I was doing really well, honestly I was. I didn't take it personally - I just figured that they were looking for iconic 'Canadians', and while I may be fabulous, there's not much iconic about me.

I was fine until tonight.

Did ya see the show? I mean really? Yep, I was fine until I saw the people that got to play in my stead. A firefighter for CFB something? Yep, guess that's Canadian enough. Too bad I didn't really care either way what happened to him and/or that he wasn't all that excited to be there. Humph.

Then there's CRAAAAZY Mountie chick. Bubbly? Hell yeah. A little too much like Mary Catherine Gallager in Superstar? Uh...yeah. As I watched I expected her to suddenly thrust her hands into her armpits, then just as abruptly bring them to her nose for a little sniff. Eek....

Poor mini Mountie has had a rough go of it thus far. She's knocked off some large amounts, and do I think there's a chance in hell she'll come anywhere close to my $590,000 banker's offer? To paraphrase the Magic 8 Ball, all signs point to no.

So now I'm kinda ticked, and saddened. A smidge. I'll get over it, but man, seeing the whole thing come together and me not standing there? Ouchie. Stings a wee bit. So what if I'm not a firefighter or a mountie? I'm a diva, dammit - doesn't that count for anything?
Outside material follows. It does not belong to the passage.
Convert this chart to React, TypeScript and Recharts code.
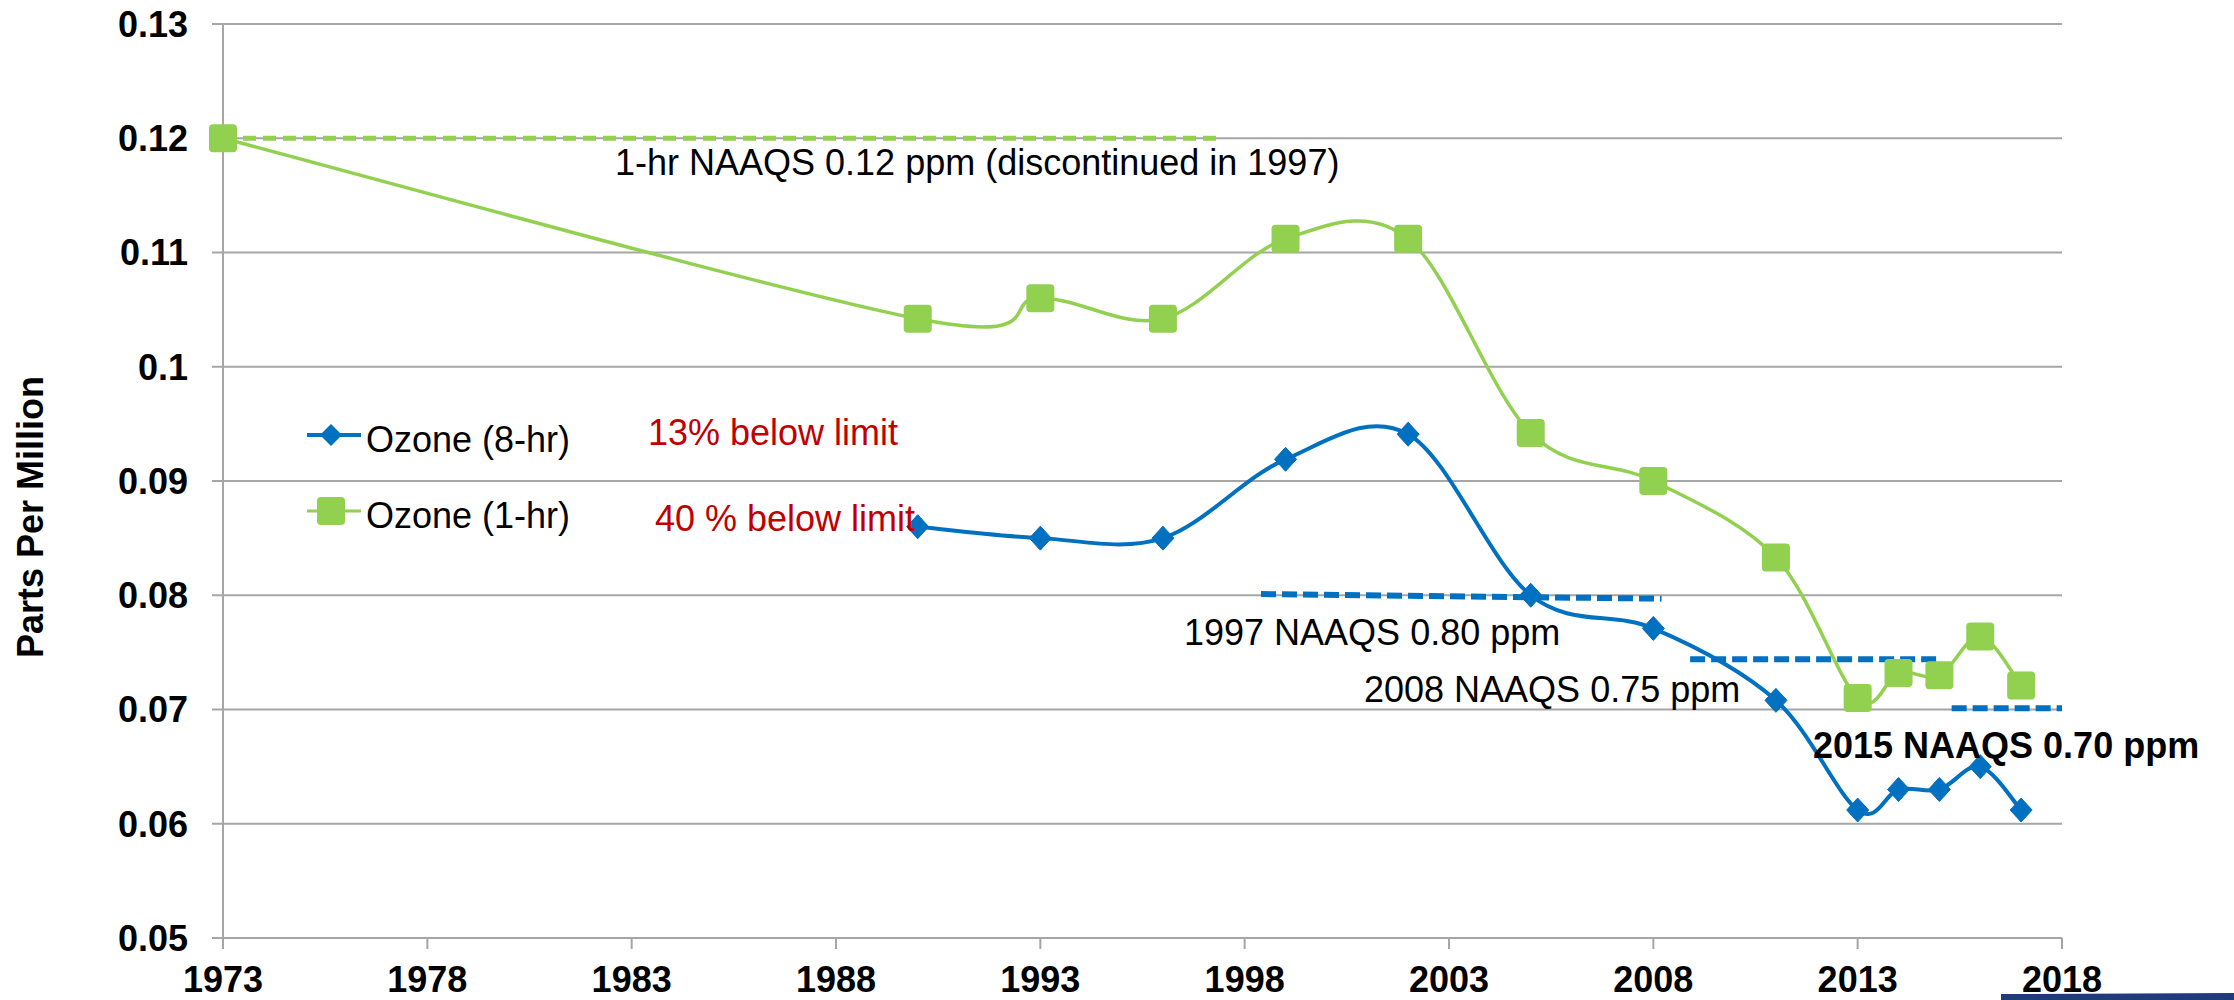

I'll keep watching - glutton for punishment, I suppose. Mostly I wanna see who they chose over me, and the countless others out there that were totally jonesin' to make it to the final round. They chose to go the No Diva route...and now I'll never get the chance to tell the banker off.

Unlesssssss...maybe I'll put a dig in tomorrow as we close the house. After I've signed all the documents, of course. I'm many things, but stupid ain't one of them.

And that's your daily dash. How's your diva doin'?

3 comments on "Raw Deal..."

Marlene on 5 February 2007 at 10:07 said...

I'm so bummed that you didn't make the show. You would have made us proud! (I wanted to strangle the mountie!)

On a more positive note, congratulations on your house closing today!!! Can't wait to read all about it.

Tiffydoodle on 6 February 2007 at 08:58 said...

Like I said on WB, I watched simply because I had hoped you had told us all a little white lie and were going to surprise us all..Hrmm darn, guess not.
Oh well you have lots of excitment right now anyway..Congrats on closing!!

Anonymous said...

This post gave me goosebumps! Thanks for the inside scoop. I think you would have done fabulously and as Marlene said you would have made us proud.

Don't fret though my dear diva, you will find another diva calling (aside from this blog) and will have your moment of fame (fortune and fun too!)